25 Tahun Reformasi, Harmoko dan Palu Patah (Bagian 2 - Habis)
KAKI BUKIT – Pada 11 Maret 1998 digelar Sidang Umum MPR dengan agenda mensahkan Soeharto Presiden Republik Indonesia untuk masa jabatan 1998 – 2003. Sidang umum yang diikuti seluruh anggota MPR berjumlah 500 orang dipimpin langsung Ketua MPR/ DPR Harmoko.
Pada saat hendak menutup sidang paripurna yang saat itu dihadiri Presiden Soeharto, Harmoko seperti biasa mengetok palu sebanyak tiga kali sebagai tanda ditutupnya sidang paripurna. Namun kali itu, apes palu yang dipegangnya bagian kepala terlepas atau patah terlempar ke depan meja pimpinan MPR.
Kepala palu yang patuh tepat jatuh di depan anggota Siti Hardiyanti Rukmana atau Mbak Tutut, putri sulung Presiden Soeharto dan Ginandjar Kartasasmita anggotar MPR dari Fraksi Karya Pembangunan (FKP). Palu tersebut kemudian diamankan oleh petugas Pengawal Presiden.
Usai sidang, seperti biasa Harmoko bersama pimpinan MPR mendampingi Presiden Soeharto meninggalkan ruangan sidang.

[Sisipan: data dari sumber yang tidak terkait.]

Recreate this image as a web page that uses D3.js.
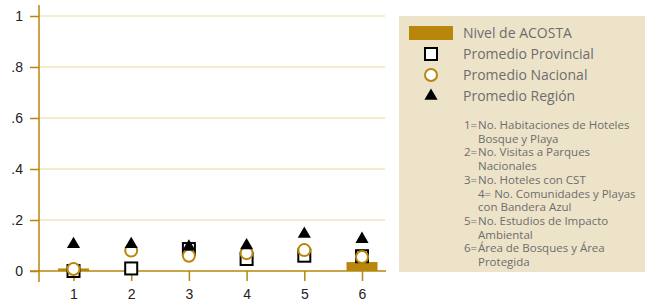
<!DOCTYPE html>
<html>
<head>
<meta charset="utf-8">
<script src="https://cdn.jsdelivr.net/npm/d3@7"></script>
<style>
  body { margin: 0; background: #fff; }
  svg { display: block; font-family: "Open Sans", sans-serif; }
</style>
</head>
<body>
<div id="chart"></div>
<script>
const categories = ['1', '2', '3', '4', '5', '6'];
const yTicks = [0, 0.2, 0.4, 0.6, 0.8, 1];
const nivelAcosta = [0.01, 0, 0, 0, 0, 0.035];
const promProvincial = [0, 0.01, 0.086, 0.047, 0.06, 0.058];
const promNacional = [0.008, 0.08, 0.06, 0.07, 0.082, 0.055];
const promRegion = [0.105, 0.105, 0.095, 0.1, 0.145, 0.125];
const legendLabels = ['Nivel de ACOSTA', 'Promedio Provincial', 'Promedio Nacional', 'Promedio Región'];
const notes = [
  ['1=', 'No. Habitaciones de Hoteles'],
  ['', 'Bosque y Playa'],
  ['2=', 'No. Visitas a Parques'],
  ['', 'Nacionales'],
  ['3=', 'No. Hoteles con CST'],
  ['', '4= No. Comunidades y Playas'],
  ['', 'con Bandera Azul'],
  ['5=', 'No. Estudios de Impacto'],
  ['', 'Ambiental'],
  ['6=', 'Área de Bosques y Área'],
  ['', 'Protegida']
];

const gold = '#b8860b';
const W = 645, H = 305;

const svg = d3.select('#chart').append('svg')
  .attr('width', W).attr('height', H);

const x = d3.scalePoint().domain(categories).range([73.5, 362]);
const y = d3.scaleLinear().domain([0, 1]).range([271, 16]);

// gridlines
svg.append('g').selectAll('line')
  .data(yTicks.filter(d => d > 0))
  .enter().append('line')
  .attr('x1', 39).attr('x2', 385)
  .attr('y1', d => y(d)).attr('y2', d => y(d))
  .attr('stroke', '#f0e4c2').attr('stroke-width', 1.5);

// y axis
const yAxis = d3.axisLeft(y).tickValues(yTicks).tickSize(9).tickPadding(7)
  .tickFormat(d => d === 0 ? '0' : d === 1 ? '1' : d3.format('.1f')(d).replace(/^0/, ''));
const gy = svg.append('g').attr('transform', 'translate(39,0)').call(yAxis);
gy.select('.domain').remove();
gy.selectAll('.tick line').attr('stroke', gold).attr('stroke-width', 1.5);
gy.selectAll('.tick text').attr('fill', '#222').style('font-size', '14px');
svg.append('line').attr('x1', 39).attr('x2', 39).attr('y1', 5).attr('y2', 282)
  .attr('stroke', gold).attr('stroke-width', 1.5);

// bars
const bw = 31;
svg.append('g').selectAll('rect')
  .data(nivelAcosta)
  .enter().append('rect')
  .attr('x', (d, i) => x(categories[i]) - bw / 2)
  .attr('width', bw)
  .attr('y', d => y(d))
  .attr('height', d => y(0) - y(d))
  .attr('fill', gold);

// x axis
const xAxis = d3.axisBottom(x).tickSize(10).tickPadding(8);
const gx = svg.append('g').attr('transform', 'translate(0,271)').call(xAxis);
gx.select('.domain').remove();
gx.selectAll('.tick line').attr('stroke', gold).attr('stroke-width', 1.5);
gx.selectAll('.tick text').attr('fill', '#222').style('font-size', '14px');
svg.append('line').attr('x1', 30).attr('x2', 386).attr('y1', 271).attr('y2', 271)
  .attr('stroke', gold).attr('stroke-width', 1.5);

// markers
const sq = 12;
svg.append('g').selectAll('rect')
  .data(promProvincial)
  .enter().append('rect')
  .attr('x', (d, i) => x(categories[i]) - sq / 2)
  .attr('y', d => y(d) - sq / 2)
  .attr('width', sq).attr('height', sq)
  .attr('fill', '#fff').attr('stroke', '#000').attr('stroke-width', 2);

svg.append('g').selectAll('circle')
  .data(promNacional)
  .enter().append('circle')
  .attr('cx', (d, i) => x(categories[i]))
  .attr('cy', d => y(d))
  .attr('r', 6)
  .attr('fill', '#fff')
  .attr('stroke', gold).attr('stroke-width', 2);

const tri = d3.symbol().type(d3.symbolTriangle).size(75);
svg.append('g').selectAll('path')
  .data(promRegion)
  .enter().append('path')
  .attr('d', tri)
  .attr('transform', (d, i) => 'translate(' + x(categories[i]) + ',' + y(d) + ')')
  .attr('fill', '#000');

// legend box
svg.append('rect').attr('x', 399).attr('y', 16).attr('width', 246).attr('height', 256)
  .attr('fill', '#ede3c9');

const leg = svg.append('g').selectAll('g')
  .data(legendLabels)
  .enter().append('g')
  .attr('transform', (d, i) => 'translate(0,' + (33 + i * 21) + ')');

leg.append('text')
  .attr('x', 463).attr('dy', '0.35em')
  .attr('fill', '#6d6d6d').style('font-size', '14px')
  .text(d => d);

leg.filter((d, i) => i === 0).append('rect')
  .attr('x', 409).attr('y', -7).attr('width', 44).attr('height', 14).attr('fill', gold);
leg.filter((d, i) => i === 1).append('rect')
  .attr('x', 425).attr('y', -6).attr('width', 12).attr('height', 12)
  .attr('fill', '#fff').attr('stroke', '#000').attr('stroke-width', 2);
leg.filter((d, i) => i === 2).append('circle')
  .attr('cx', 431).attr('r', 6)
  .attr('fill', '#fff').attr('stroke', gold).attr('stroke-width', 2);
leg.filter((d, i) => i === 3).append('path')
  .attr('d', tri).attr('transform', 'translate(431,0)').attr('fill', '#000');

// notes
const nt = svg.append('g').selectAll('g')
  .data(notes)
  .enter().append('g')
  .attr('transform', (d, i) => 'translate(0,' + (125 + i * 13.7) + ')');
nt.append('text').attr('x', 464).attr('dy', '0.35em')
  .attr('fill', '#6d6d6d').style('font-size', '11.5px').text(d => d[0]);
nt.append('text').attr('x', 478).attr('dy', '0.35em')
  .attr('fill', '#6d6d6d').style('font-size', '11.5px').text(d => d[1]);
</script>
</body>
</html>
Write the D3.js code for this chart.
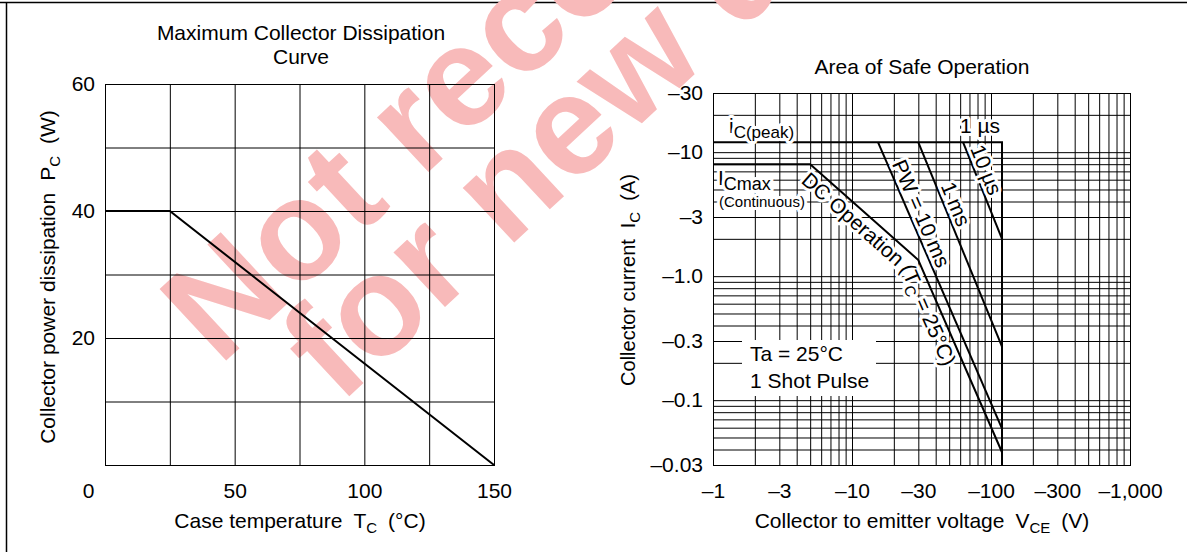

Sambil berjalan menuju lift, di depan pintu lift Harmoko menyampaikan permohonan maaf ke Presiden Soeharto.
“Saya minta maaf, palunya patah,” katanya. Soeharto hanya tersenyum sambil menjawab, “Barangkali palunya kendor.”
Kisah palu patah tersebut sudah diceritakan Harmoko dalam buku berjudul “Berhentinya Soeharto Fakta dan Kesaksian Harmoko” yang ditulis Firdaus Syam dan terbit tahun 2008.
Apakah palu yang patah itu ada kaitannya dengan tumbangnya Orde Baru yang ditandai dengan mundurnya sebagai Presiden Republik Indonesia pada 21 Maret 1998 atau hanya 70 hari setelah Soeharto ditetapkan MPR sebagai Presiden Indonesia untuk masa jabatan yang ketujuh kalinya?
Di luar gedung MPR/ DPR penolakan pencalonan Soeharto sebagai Presiden Indonesia terus menggema di seantero Nusantara, setelah sidang umum MPR tuntut mundur kepada Presiden Soeharto semakin menguat.
Menghadapi penolakan pencalonan Soeharto tersebut, Harmoko yang menjabat Ketua DPP Golongan Karya (Golkar) mampu meyakinkan Soeharto agar bersedia dicalonkan kembali sebagai Presiden Indonesia untuk ketujuh kalinya. Soeharto pun terpilih dengan mulus sebagai Presiden Indonesia untuk masa jabatan 1998 – 2003 dan Sidang Umum MPR juga memilih BJ Habibie sebagai Wakil Presiden mendampingi Soeharto.
Bersamaan dengan Pemilu 1997 dan Sidang Umum MPR 1998, Indonesia tengah dilanda krisis multi-dimensional. Ada kerusuhan politik, krisis keuangan dan perbankan, krisis sosial, dan krisis lainnya. Saat itu nilai tukar mata uang Indonesia, yakni Rupiah terus melemah; cadangan devisa negara semakin menipis; hutang semakin membengkak, daya beli masyarakat rendah.
Seperti ditulis Harold Crouch dalam “Political Reform In Indonesia After Soeharto,” (2010), jatuhnya Soeharto yang didukung militer bukanlah akibat langsung dari perubahan sosial-politik domestik yang didorong oleh pertumbuhan ekonomi, tetapi lebih disebabkan oleh interupsi mendadak yang disebabkan oleh faktor-faktor eksternal.
Menurutnya, krisis keuangan Asia yang dimulai dari Thailand pada Juli 1997, menyebabkan terhentinya pertumbuhan ekonomi Indonesia. Keterpurukan ekonomi melanda Indonesia, investor hengkang dari Indonesia, pengangguran meningkat. Juga terjadi kerusuhan rasial dimana-mana.